Thanks to a successful lawsuit filed by a Christian civil liberties organization, Wake County, North Carolina has agreed to reverse its unconstitutional Library Conference Room Policy that had prohibited organizations from using its facilities to present religious viewpoints. In April 2015, Liberty Counsel filed a lawsuit against Wake County, challenging a policy that limited the use of county library conference rooms to “non-commercial, non-religious, and non-partisan activities” and prohibited groups that used the facilities from engaging in “religious instruction, services or ceremonies.” According to the lawsuit, even though the Cameron Village Regional Library allowed secular nonprofit groups to use its facilities free of charge, it repeatedly denied Liberty Counsel’s requests to use the conference room for a presentation on the “foundations of America from a Christian perspective.”

Liberty Counsel’s complaint alleged that the County’s library policy violated “the Free Speech Clause of the First Amendment to the United States Constitution, the Free Exercise Clause of the First Amendment, the Establishment Clause of the First Amendment to the United States Constitution, and the Equal Protection Clause of the Fourteenth Amendment to the United States Constitution, as well as the Free Speech and Equal Protection provisions of the Constitution of North Carolina.”

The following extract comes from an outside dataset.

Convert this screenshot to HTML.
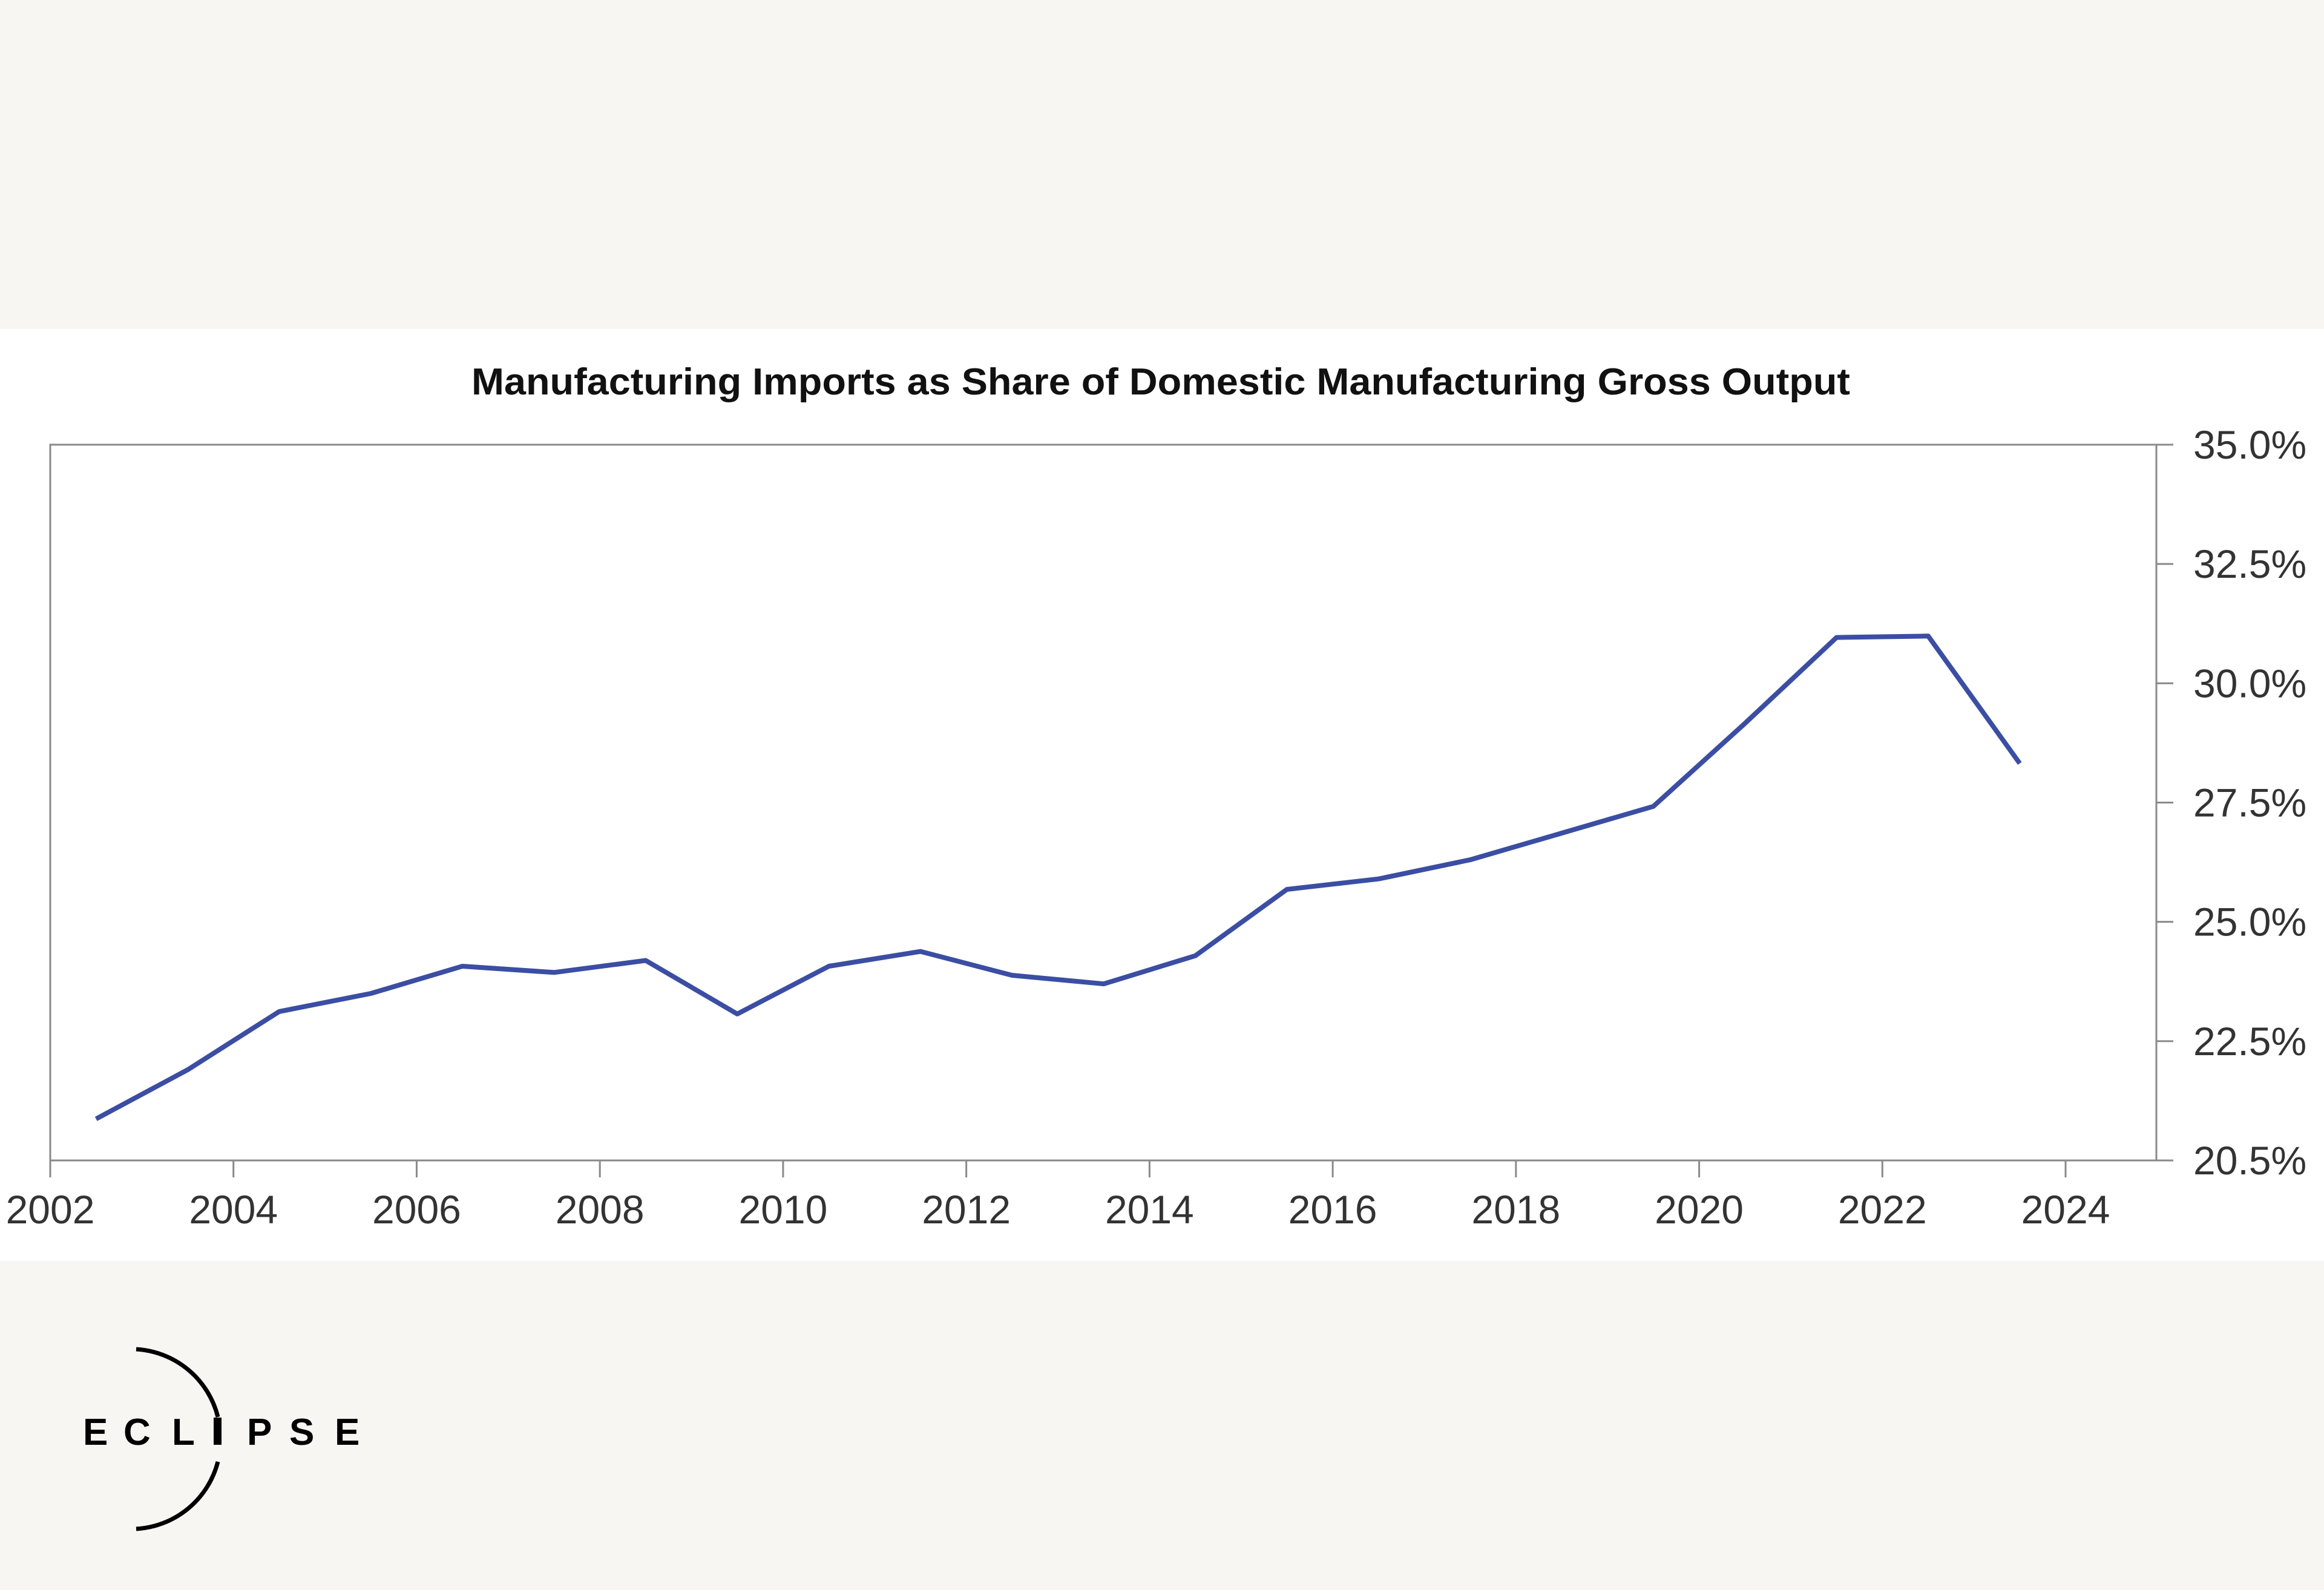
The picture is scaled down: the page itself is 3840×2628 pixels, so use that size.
<!DOCTYPE html>
<html><head><meta charset="utf-8"><style>
html,body{margin:0;padding:0;background:#f7f6f2;}
svg{display:block;}
text{font-family:"Liberation Sans",sans-serif;}
</style></head><body>
<svg id="chart" width="3840" height="2628" viewBox="0 0 3840 2628" xmlns="http://www.w3.org/2000/svg">
<rect x="0" y="0" width="3840" height="2628" fill="#f7f6f2"/>
<rect x="0" y="544" width="3840" height="1540" fill="#ffffff"/>
<text x="1918" y="652" text-anchor="middle" font-size="62" font-weight="bold" fill="#111" textLength="2278" lengthAdjust="spacingAndGlyphs">Manufacturing Imports as Share of Domestic Manufacturing Gross Output</text>
<rect x="83" y="735" width="3480" height="1183" fill="none" stroke="#8a8a8a" stroke-width="3"/>
<g id="xaxis"></g>
<g id="yaxis"></g>
<path id="series" fill="none" stroke="#3b4ea3" stroke-width="8" stroke-linejoin="round"/>
<g>
<path d="M225 2230 A148 148 0 0 1 360 2342" fill="none" stroke="#000" stroke-width="7"/>
<path d="M360 2416 A148 148 0 0 1 225 2527" fill="none" stroke="#000" stroke-width="7"/>
<g font-size="62" font-weight="bold" fill="#000">
<text x="137" y="2388">E</text>
<text x="204" y="2388">C</text>
<text x="284" y="2388">L</text>
<rect x="353" y="2343" width="13" height="45"/>
<text x="408" y="2388">P</text>
<text x="478" y="2388">S</text>
<text x="553" y="2388">E</text>
</g></g>
</svg>
<script>
const years=[2002.5,2003.5,2004.5,2005.5,2006.5,2007.5,2008.5,2009.5,2010.5,2011.5,2012.5,2013.5,2014.5,2015.5,2016.5,2017.5,2018.5,2019.5,2020.5,2021.5,2022.5,2023.5];
const shares=[20.87,21.9,23.12,23.5,24.07,23.94,24.19,23.07,24.07,24.38,23.88,23.7,24.29,25.68,25.9,26.3,26.86,27.42,29.16,30.96,30.99,28.32];
const xTicks=[2002,2004,2006,2008,2010,2012,2014,2016,2018,2020,2022,2024];
const yTickVals=[20,22.5,25,27.5,30,32.5,35];
const yTickLabels=["20.5%","22.5%","25.0%","27.5%","30.0%","32.5%","35.0%"];
const NS="http://www.w3.org/2000/svg";
const L=83,R=3563,T=735,B=1918;
function xs(v){return L+(v-2002)*(3413-L)/22;}
function ys(v){return B-(v-20)*(B-T)/15;}
const xg=document.getElementById('xaxis'),yg=document.getElementById('yaxis');
xTicks.forEach(t=>{
 const l=document.createElementNS(NS,'line');
 l.setAttribute('x1',xs(t));l.setAttribute('x2',xs(t));l.setAttribute('y1',B);l.setAttribute('y2',B+28);
 l.setAttribute('stroke','#8a8a8a');l.setAttribute('stroke-width','3');
 
 
 xg.appendChild(l);
 const tx=document.createElementNS(NS,'text');
 tx.setAttribute('x',xs(t));tx.setAttribute('y',B+104);tx.setAttribute('text-anchor','middle');
 tx.setAttribute('font-size','66');tx.setAttribute('fill','#333');tx.textContent=t;
 
 
 xg.appendChild(tx);
});
yTickVals.forEach((v,i)=>{
 const l=document.createElementNS(NS,'line');
 l.setAttribute('x1',R);l.setAttribute('x2',R+28);l.setAttribute('y1',ys(v));l.setAttribute('y2',ys(v));
 l.setAttribute('stroke','#8a8a8a');l.setAttribute('stroke-width','3');
 
 
 yg.appendChild(l);
 const tx=document.createElementNS(NS,'text');
 tx.setAttribute('x',3624);tx.setAttribute('y',ys(v)+23);
 tx.setAttribute('font-size','66');tx.setAttribute('fill','#333');tx.textContent=yTickLabels[i];
 
 
 yg.appendChild(tx);
});
document.getElementById('series').setAttribute('d',years.map((y,i)=>(i?'L':'M')+xs(y).toFixed(1)+' '+ys(shares[i]).toFixed(1)).join(' '));
</script>
</body></html>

On Tuesday, June 23, District Judge Louise W. Flanagan issued a judgment against Wake County and in favor of Liberty Counsel “on all counts.” The library has now agreed to “remove all offending bans on religion,” according to Liberty Counsel.

“Any policy that expressly prohibits meetings based on the religious viewpoint of the program is simply unconstitutional,” said Mat Staver, Founder and Chairman of Liberty Counsel, in a statement. “The Supreme Court has struck down countless attempts by local government bodies to remove religion from the public arena. Public libraries are a marketplace of ideas, and governments cannot censor religion from the marketplace.”